Convert Outlook emails to PDF
Outlook's built-in "print to PDF" loses exactly the things that make an email verifiable: the full recipient list collapses, the Message-ID is dropped, and attachments vanish without a trace. Microsoft's Save As produces a .msg file — faithful, but only openable in Outlook itself.
The reliable workflow is: save the message as a file (.msg via drag-and-drop from Outlook for Windows, or .eml from Outlook on the web), then convert that file to PDF with a parser that reads the message structure directly. That's what this tool does, in your browser, with no Outlook installation and no upload.

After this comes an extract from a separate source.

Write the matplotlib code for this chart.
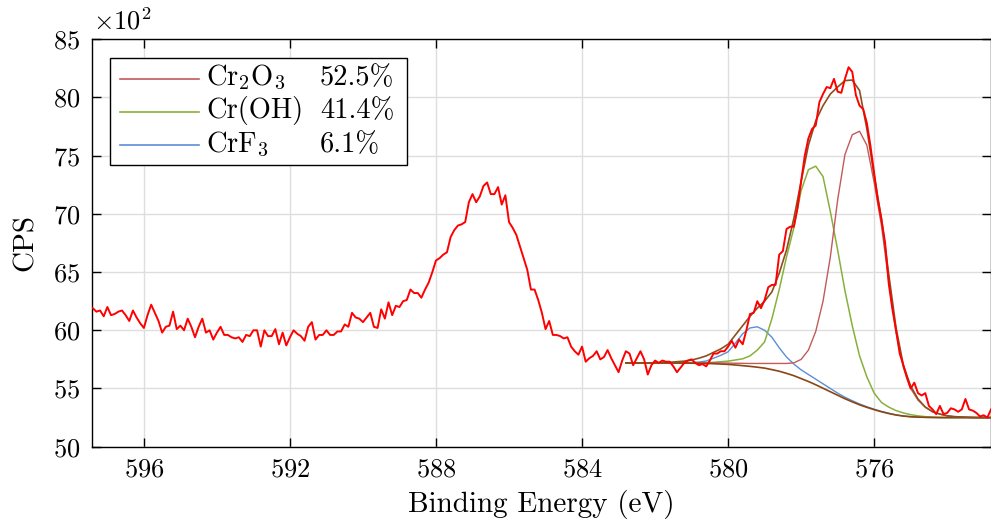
import numpy as np
import matplotlib
matplotlib.use('Agg')
import matplotlib.pyplot as plt
from matplotlib.patches import Rectangle
from matplotlib.lines import Line2D

plt.rcParams['font.family'] = 'cmr10'
plt.rcParams['mathtext.fontset'] = 'cm'
plt.rcParams['axes.formatter.use_mathtext'] = True

# raw spectrum, CPS / 100, 0.1 eV steps from 597.4 down to 572.8 eV
raw_be = np.round(np.arange(597.4, 572.75, -0.1), 1)
raw_cps = [
    # 597.4 .. 593.0
    61.9, 61.6, 61.7, 61.2, 62.0, 61.3, 61.4, 61.6, 61.7, 61.3,
    60.8, 61.7, 61.1, 60.6, 60.2, 61.3, 62.2, 61.5, 60.8, 59.8,
    60.3, 60.4, 61.6, 60.1, 60.4, 60.0, 61.0, 60.3, 59.4, 60.3,
    61.0, 59.8, 60.0, 59.2, 59.8, 60.3, 59.6, 59.6, 59.4, 59.3,
    59.4, 59.0, 59.6, 59.5, 60.0,
    # 592.9 .. 588.0
    60.0, 58.6, 60.0, 59.5, 59.5, 60.1, 58.8, 59.8, 58.7, 59.4,
    60.0, 59.7, 59.5, 59.1, 60.3, 60.7, 59.2, 59.6, 59.6, 60.0,
    59.6, 59.6, 59.9, 59.9, 60.5, 60.3, 61.5, 61.1, 61.0, 60.7,
    61.1, 61.5, 60.3, 60.2, 61.8, 61.0, 62.4, 61.3, 62.1, 62.0,
    62.5, 62.6, 63.5, 63.2, 63.2, 62.8, 63.5, 64.1, 65.0, 66.0,
    # 587.9 .. 583.0
    66.2, 66.5, 66.7, 68.0, 68.6, 69.0, 69.1, 69.3, 71.0, 71.7,
    71.0, 71.5, 72.4, 72.7, 71.7, 71.7, 72.3, 70.8, 71.6, 69.3,
    68.8, 68.2, 67.2, 66.2, 65.2, 63.5, 63.5, 62.6, 61.5, 60.1,
    60.8, 59.6, 59.6, 59.5, 59.3, 59.4, 58.6, 58.2, 57.9, 58.6,
    57.3, 57.6, 57.8, 58.2, 57.5, 57.7, 58.3, 57.6, 57.0, 56.4,
    # 582.9 .. 578.0
    57.4, 58.2, 58.0, 57.0, 57.6, 58.2, 57.5, 56.2, 57.0, 57.4,
    57.2, 57.4, 57.3, 57.3, 56.9, 56.4, 56.8, 57.2, 57.4, 57.5,
    57.2, 57.0, 57.1, 56.9, 57.4, 58.0, 58.0, 58.2, 58.2, 58.6,
    59.1, 58.5, 59.2, 58.8, 60.0, 61.4, 61.5, 62.5, 61.9, 62.6,
    63.7, 63.9, 63.9, 66.5, 66.8, 68.7, 68.9, 68.9, 70.5, 72.8,
    # 577.9 .. 572.8
    75.0, 76.5, 77.3, 77.6, 79.6, 80.3, 80.9, 80.8, 81.6, 80.5,
    80.4, 81.6, 82.6, 82.2, 80.2, 79.3, 79.0, 77.8, 75.8, 73.5,
    71.2, 69.5, 67.5, 64.0, 61.8, 60.0, 58.0, 57.0, 55.9, 55.0,
    55.5, 54.6, 54.4, 54.6, 53.5, 53.2, 52.8, 53.5, 52.8, 52.9,
    53.3, 53.2, 53.0, 53.2, 54.1, 53.2, 53.1, 52.9, 52.6, 52.7,
    52.5, 53.2,
]

# fit curves, 0.2 eV steps from 582.8 down to 572.8 eV
fit_be = np.round(np.arange(582.8, 572.75, -0.2), 1)
background = [
    57.20, 57.20, 57.20, 57.20, 57.20, 57.19, 57.19, 57.18, 57.18, 57.17,
    57.16, 57.15, 57.13, 57.10, 57.07, 57.02, 56.96, 56.90, 56.83, 56.75,
    56.62, 56.48, 56.30, 56.10, 55.85, 55.60, 55.32, 55.02, 54.72, 54.42,
    54.12, 53.85, 53.60, 53.38, 53.18, 53.00, 52.85, 52.72, 52.63, 52.57,
    52.54, 52.52, 52.51, 52.50, 52.50, 52.50, 52.50, 52.50, 52.50, 52.50,
    52.50,
]
crf3 = [
    57.20, 57.20, 57.20, 57.20, 57.20, 57.20, 57.20, 57.21, 57.22, 57.23,
    57.27, 57.36, 57.60, 57.85, 58.15, 58.90, 59.70, 60.20, 60.30, 60.00,
    59.40, 58.50, 57.70, 57.10, 56.60, 56.20, 55.80, 55.40, 55.00, 54.60,
    54.25, 53.95, 53.67, 53.43, 53.22, 53.03, 52.87, 52.73, 52.64, 52.58,
    52.54, 52.52, 52.51, 52.50, 52.50, 52.50, 52.50, 52.50, 52.50, 52.50,
    52.50,
]
cr_oh = [
    57.20, 57.20, 57.20, 57.20, 57.20, 57.20, 57.20, 57.20, 57.20, 57.20,
    57.20, 57.22, 57.25, 57.30, 57.35, 57.45, 57.55, 57.80, 58.30, 59.00,
    61.00, 63.50, 66.30, 68.80, 72.00, 73.80, 74.10, 73.20, 70.20, 66.90,
    63.40, 60.40, 57.80, 56.00, 54.60, 53.80, 53.40, 53.10, 52.90, 52.75,
    52.65, 52.58, 52.54, 52.52, 52.50, 52.50, 52.50, 52.50, 52.50, 52.50,
    52.50,
]
cr2o3 = [
    57.20, 57.20, 57.20, 57.20, 57.20, 57.20, 57.20, 57.20, 57.20, 57.20,
    57.20, 57.20, 57.20, 57.20, 57.18, 57.17, 57.16, 57.15, 57.15, 57.15,
    57.15, 57.15, 57.15, 57.20, 57.50, 58.30, 59.90, 62.50, 66.30, 71.20,
    75.10, 76.80, 77.10, 75.90, 72.70, 69.00, 64.20, 59.80, 56.80, 55.00,
    54.00, 53.40, 53.00, 52.80, 52.65, 52.58, 52.55, 52.52, 52.50, 52.50,
    52.50,
]
envelope = [
    57.20, 57.20, 57.20, 57.20, 57.20, 57.22, 57.25, 57.30, 57.35, 57.45,
    57.60, 57.80, 58.10, 58.40, 58.80, 59.60, 60.40, 61.20, 61.90, 62.50,
    63.30, 64.90, 66.90, 69.60, 72.80, 75.90, 78.00, 79.30, 80.30, 80.90,
    81.45, 81.50, 80.60, 77.30, 73.30, 69.60, 64.80, 60.20, 57.00, 55.20,
    54.10, 53.40, 53.00, 52.80, 52.65, 52.58, 52.55, 52.52, 52.50, 52.50,
    52.50,
]

names = [r'Cr$_2$O$_3$', 'Cr(OH)', r'CrF$_3$']
shares = ['52.5%', '41.4%', '6.1%']
comp_colors = ['#c45a5a', '#88b03c', '#5a8fd6']

fig = plt.figure(figsize=(9.91, 5.26), dpi=100)
ax = fig.add_axes([0.0925, 0.1508, 0.9075, 0.7745])

ax.plot(fit_be, crf3, color=comp_colors[2], lw=1.0, zorder=3)
ax.plot(fit_be, cr_oh, color=comp_colors[1], lw=1.1, zorder=3)
ax.plot(fit_be, cr2o3, color=comp_colors[0], lw=1.0, zorder=3)
ax.plot(fit_be, background, color='#8b4513', lw=1.2, zorder=4)
ax.plot(fit_be, envelope, color='#8c4f1f', lw=1.2, zorder=4)
ax.plot(raw_be, raw_cps, color='#ff0000', lw=1.4, zorder=5)

ax.set_xlim(597.43, 572.8)
ax.set_ylim(50, 85)
ax.set_xticks([596, 592, 588, 584, 580, 576])
ax.set_yticks(np.arange(50, 86, 5))
ax.grid(True, color='#dedede', lw=1.0)
ax.set_axisbelow(True)
ax.tick_params(direction='in', top=True, right=True, length=6.5, width=1,
               labelsize=19, pad=8)
for s in ax.spines.values():
    s.set_linewidth(1.0)

ax.set_xlabel('Binding Energy (eV)', fontsize=21, labelpad=6)
ax.set_ylabel('CPS', fontsize=21, labelpad=10)
ax.text(0.0015, 1.025, r'$\times10^{2}$', transform=ax.transAxes,
        fontsize=19, va='baseline', ha='left')

# legend box drawn by hand (two text columns)
def fx(px):
    return (px - 91.7) / 899.3

def fy(py):
    return (446.7 - py) / 407.4

ax.add_patch(Rectangle((fx(110), fy(165)), fx(407) - fx(110), fy(58) - fy(165),
                       transform=ax.transAxes, facecolor='white',
                       edgecolor='black', lw=1.0, zorder=10))
for i, (nm, sh, c) in enumerate(zip(names, shares, comp_colors)):
    ly = 78.7 + i * 33.3
    ax.add_line(Line2D([fx(120), fx(199)], [fy(ly), fy(ly)], color=c, lw=1.2,
                       transform=ax.transAxes, zorder=11))
    ax.text(fx(206), fy(ly + 6.5), nm, transform=ax.transAxes, fontsize=20.5,
            va='baseline', ha='left', zorder=11)
    ax.text(fx(320), fy(ly + 6.5), sh, transform=ax.transAxes, fontsize=20.5,
            va='baseline', ha='left', zorder=11)

fig.savefig('out.png', dpi=100)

The output is a transcript-style PDF: labeled header block (From, To, Cc, Date, Message-ID where present), the message body, and a numbered list of attachments with types and sizes. For a folder's worth of messages, the full version converts unlimited batches, merges them in date order, and stamps Bates numbers for production.
Open the converter — free, no upload
Exporting from each Outlook flavor
- Outlook for Windows (classic): drag messages from the list to a folder — one .msg each.
- New Outlook / Outlook on the web: open message → three-dot menu → Save as → .eml.
- Outlook for Mac: drag the message to the desktop — it saves as .eml.
- Shared mailboxes: open the mailbox in OWA and use Save as per message, or export via your admin's eDiscovery tooling for very large sets.
Questions
Why not just print the email from Outlook?
Printing renders the display view, not the record: Bcc and full address lists are truncated, Message-ID and routing headers are omitted, and attachments aren't documented. A parsed conversion keeps all of it.
Does this handle both .msg and .eml?
Yes — plus .mbox archives. Outlook produces .msg on Windows and .eml on Mac/web; both convert identically here.
Can it convert a whole PST archive?
Not yet — PST support is planned as a paid add-on. Today: open the PST in Outlook, select the messages, drag them out as .msg files, and convert those.